Ma, nel 1979, le femministe chiesero di aggiungere nomi maschili e la richiesta fu accolta, sicché da allora la regola prevede nome maschile-femminile-maschile-femminile alternati.
E vennero aggiunti anche nomi francesi e spagnoli, per tener conto delle lingue usate nei paesi caraibici spesso colpiti da tali disastrosi eventi.
Lunedì, Isaac, passando dalle parti di Tampa, aveva fatto chiudere i lavori della convention repubblicana, subito dopo la passerella per Paul Ryan, il vicepresidente giovane, telegenico e ancora più a destra di Romney (il candidato designato a sfidare Barack Obama il 6 novembre), che si è espresso negativamente su alcune questioni etiche come l’aborto, ma soprattutto presentato come il paladino della riduzione del deficit e dello snellimento del governo, due priorità assolute per i conservatori statunitensi.

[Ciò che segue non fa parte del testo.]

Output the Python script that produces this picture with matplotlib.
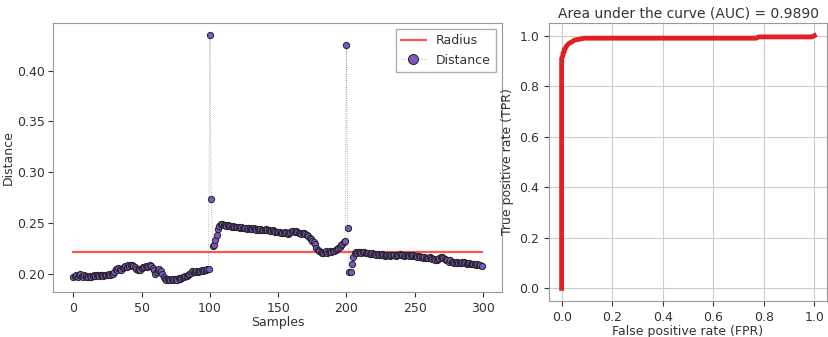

E mi viene da cortocircuitare Isaac con una eventuale vittoria del duo conservatore, che creerebbe, per gli USA, danni maggiori di ogni tipo di uragano, in politico interna ed estera, quanto ad economia e nei vari scenari di guerra.
L’immagine di questo uragano nelle scritte (su striscioni e magliette) di una pattuglia di oltre duecento seguaci del movimento Tea Party, la frangia più populista del partito, che incuranti dell’allarme piogge dell’uragano Isaac, si sono radunati alla Tampa Bay Church, per cominciare, a modo loro, con qualche hot-dog immerso nel ketchup e una collaudata serie di slogan anti-Obama, la grande festa repubblicana della convention.
E terribili le parole di politiche di spicco come le signore Stuart, Pelosi White, disposte a votare quasi chiunque non si chiami Obama e a rimandare quest’ultimo in Africa.